Problem:
Leave the pictures out and quote every line from the start of the listing to the line with "from matplotlib.lines import Line2D", inclusive.

[Dataset records]
◇ ◇ ◇ ◇ ◇ ◇ ◇

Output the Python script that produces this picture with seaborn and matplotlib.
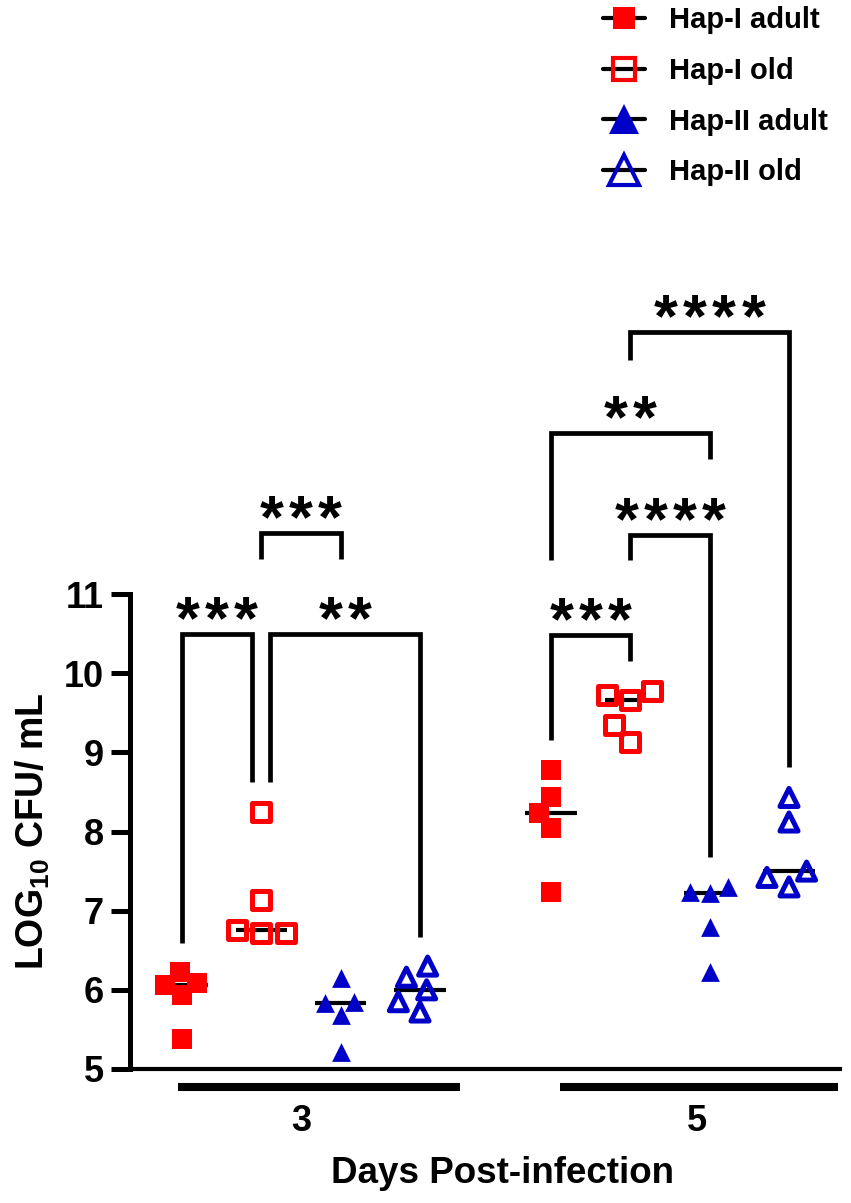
import pandas as pd
import seaborn as sns
import matplotlib.pyplot as plt
from matplotlib.lines import Line2D

sns.set_theme(style="ticks")
plt.rcParams["font.family"] = ["Liberation Sans", "DejaVu Sans"]
plt.rcParams["font.weight"] = "bold"
plt.rcParams["mathtext.fontset"] = "custom"
plt.rcParams["mathtext.rm"] = "Liberation Sans:bold"
plt.rcParams["mathtext.it"] = "Liberation Sans:bold"
plt.rcParams["mathtext.bf"] = "Liberation Sans:bold"
for key in ["text.color", "axes.labelcolor", "xtick.color", "ytick.color", "axes.edgecolor"]:
    plt.rcParams[key] = "black"

# data (log10 CFU/mL)
days = ["3", "5"]
groups = ["Hap-I adult", "Hap-I old", "Hap-II adult", "Hap-II old"]
hap1_adult_d3 = [6.22, 6.09, 6.06, 5.93, 5.38]
hap1_old_d3 = [8.25, 7.13, 6.76, 6.72, 6.72]
hap2_adult_d3 = [6.15, 5.85, 5.83, 5.68, 5.21]
hap2_old_d3 = [6.30, 6.16, 6.00, 5.85, 5.72]
hap1_adult_d5 = [8.78, 8.43, 8.23, 8.04, 7.23]
hap1_old_d5 = [9.78, 9.72, 9.66, 9.34, 9.13]
hap2_adult_d5 = [7.30, 7.24, 7.22, 6.79, 6.22]
hap2_old_d5 = [8.43, 8.12, 7.50, 7.42, 7.30]

# day, group a, group b, stars, bracket top, end under a, end under b
comparisons = [
    ("3", "Hap-I adult", "Hap-I old", "***", 10.49, 6.59, 8.62),
    ("3", "Hap-I old", "Hap-II old", "**", 10.49, 8.62, 6.67),
    ("3", "Hap-I old", "Hap-II adult", "***", 11.77, 11.44, 11.44),
    ("5", "Hap-I adult", "Hap-I old", "***", 10.48, 9.15, 10.15),
    ("5", "Hap-I old", "Hap-II adult", "****", 11.75, 11.43, 7.68),
    ("5", "Hap-I adult", "Hap-II adult", "**", 13.03, 11.43, 12.70),
    ("5", "Hap-I old", "Hap-II old", "****", 14.31, 13.96, 8.81),
]

values = {
    ("3", "Hap-I adult"): hap1_adult_d3, ("3", "Hap-I old"): hap1_old_d3,
    ("3", "Hap-II adult"): hap2_adult_d3, ("3", "Hap-II old"): hap2_old_d3,
    ("5", "Hap-I adult"): hap1_adult_d5, ("5", "Hap-I old"): hap1_old_d5,
    ("5", "Hap-II adult"): hap2_adult_d5, ("5", "Hap-II old"): hap2_old_d5,
}

colors = ["#ff0000", "#ff0000", "#0000c8", "#0000c8"]
markers = ["s", "s", "^", "^"]
filled = [True, False, True, False]
sizes = [13.7, 13, 13.5, 13]
palette = dict(zip(groups, colors))
step = 0.215  # spacing between groups within a day


def xpos(day, group):
    return days.index(day) + (groups.index(group) - 1.5) * step


df = pd.DataFrame([(d, g, xpos(d, g), v) for (d, g), vals in values.items() for v in vals],
                  columns=["day", "group", "x", "value"])

fig = plt.figure(figsize=(8.51, 12.03), dpi=100)
ax = fig.add_axes([130 / 851, 134 / 1203, 710 / 851, 475 / 1203])

# median lines
sns.boxplot(data=df, x="x", y="value", hue="group", hue_order=groups, native_scale=True,
            dodge=False, width=0.65, showbox=False, showcaps=False,
            showfliers=False, whis=0, whiskerprops={"visible": False},
            medianprops={"color": "black", "linewidth": 3, "zorder": 2},
            legend=False, ax=ax)

for g, c, m, f, sz in zip(groups, colors, markers, filled, sizes):
    n0 = len(ax.collections)
    sns.swarmplot(data=df[df.group == g], x="x", y="value", native_scale=True,
                  color=c, marker=m, size=sz, linewidth=0 if f else 3.6,
                  edgecolor=c, legend=False, ax=ax, zorder=3)
    if not f:
        for coll in ax.collections[n0:]:
            coll.set_facecolor("none")
            coll.set_edgecolor(c)

# small nudges so the two day-3 brackets at Hap-I old don't overlap
nudges = {0: (0, -0.026), 1: (0.024, 0)}
for i, (d, ga, gb, stars, top, ya, yb) in enumerate(comparisons):
    dxa, dxb = nudges.get(i, (0, 0))
    xa, xb = xpos(d, ga) + dxa, xpos(d, gb) + dxb
    ax.plot([xa, xa, xb, xb], [ya, top, top, yb], color="black", lw=3.4,
            clip_on=False, solid_joinstyle="miter", solid_capstyle="butt")
    xc = (xa + xb) / 2
    n = len(stars)
    for k, s in enumerate(stars):
        ax.annotate(s, xy=(xc, top), xytext=((k - (n - 1) / 2) * 20.9, -3),
                    textcoords="offset points", ha="center", va="baseline",
                    fontsize=44, fontweight="bold", annotation_clip=False)

# thick group bars under the x axis
bar_spans = [(-0.333, 0.431), (-0.298, 0.455)]
for i, (b0, b1) in enumerate(bar_spans):
    ax.plot([i + b0, i + b1], [-0.038, -0.038], color="black", lw=5.8,
            transform=ax.get_xaxis_transform(), clip_on=False, solid_capstyle="butt")

ax.set_xlim(-0.4634, 1.4607)
ax.set_ylim(5, 11)
ax.set_yticks(range(5, 12))
ax.set_xticks([0, 1.073])
ax.set_xticklabels(days)
sns.despine(ax=ax)
ax.spines["left"].set_linewidth(3.6)
ax.spines["bottom"].set_linewidth(3)
ax.tick_params(axis="y", length=13.7, width=3.6, labelsize=26, pad=5)
ax.tick_params(axis="x", length=0, labelsize=26, pad=25)

ax.set_xlabel("Days Post-infection", fontsize=26.5, fontweight="bold")
ax.xaxis.set_label_coords(0.524, -0.183)
ax.set_ylabel(r"LOG$_{10}$ CFU/ mL", fontsize=27, fontweight="bold")
ax.yaxis.set_label_coords(-0.11, 0.5)

handles = []
for c, m, f in zip(colors, markers, filled):
    handles.append(Line2D([], [], color="black", lw=3, marker=m,
                          markersize=16 if m == "s" else 21,
                          markerfacecolor=c if f else "none", markeredgecolor=c,
                          markeredgewidth=0 if f else 3))
fig.legend(handles, groups, loc="upper left", bbox_to_anchor=(603 / 851, 0.995),
           frameon=False, fontsize=21, handlelength=1.45, handletextpad=0.8,
           labelspacing=0.78, borderaxespad=0, borderpad=0)

fig.savefig("out.png", dpi=100)
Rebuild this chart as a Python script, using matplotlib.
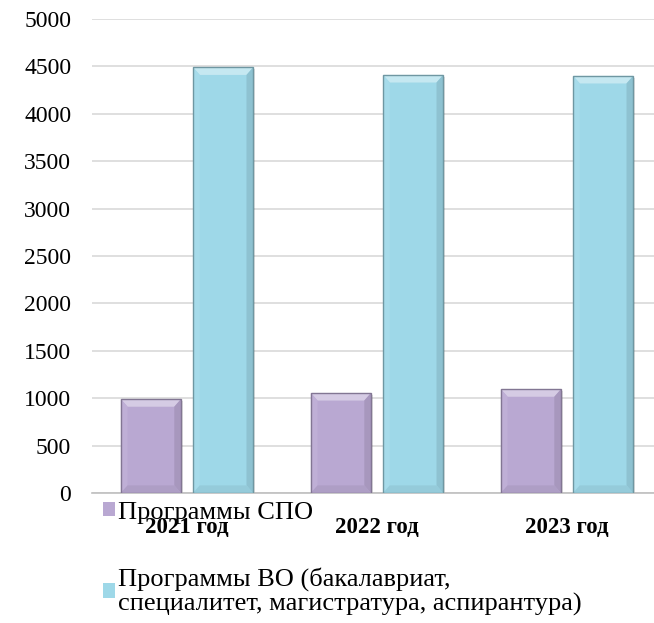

◇ ◇ ◇ ◇ ◇ ◇ ◇

Response to the exercise:
Output the Python script that produces this picture with seaborn and matplotlib.
import pandas as pd
import seaborn as sns
import matplotlib.pyplot as plt
from matplotlib.lines import Line2D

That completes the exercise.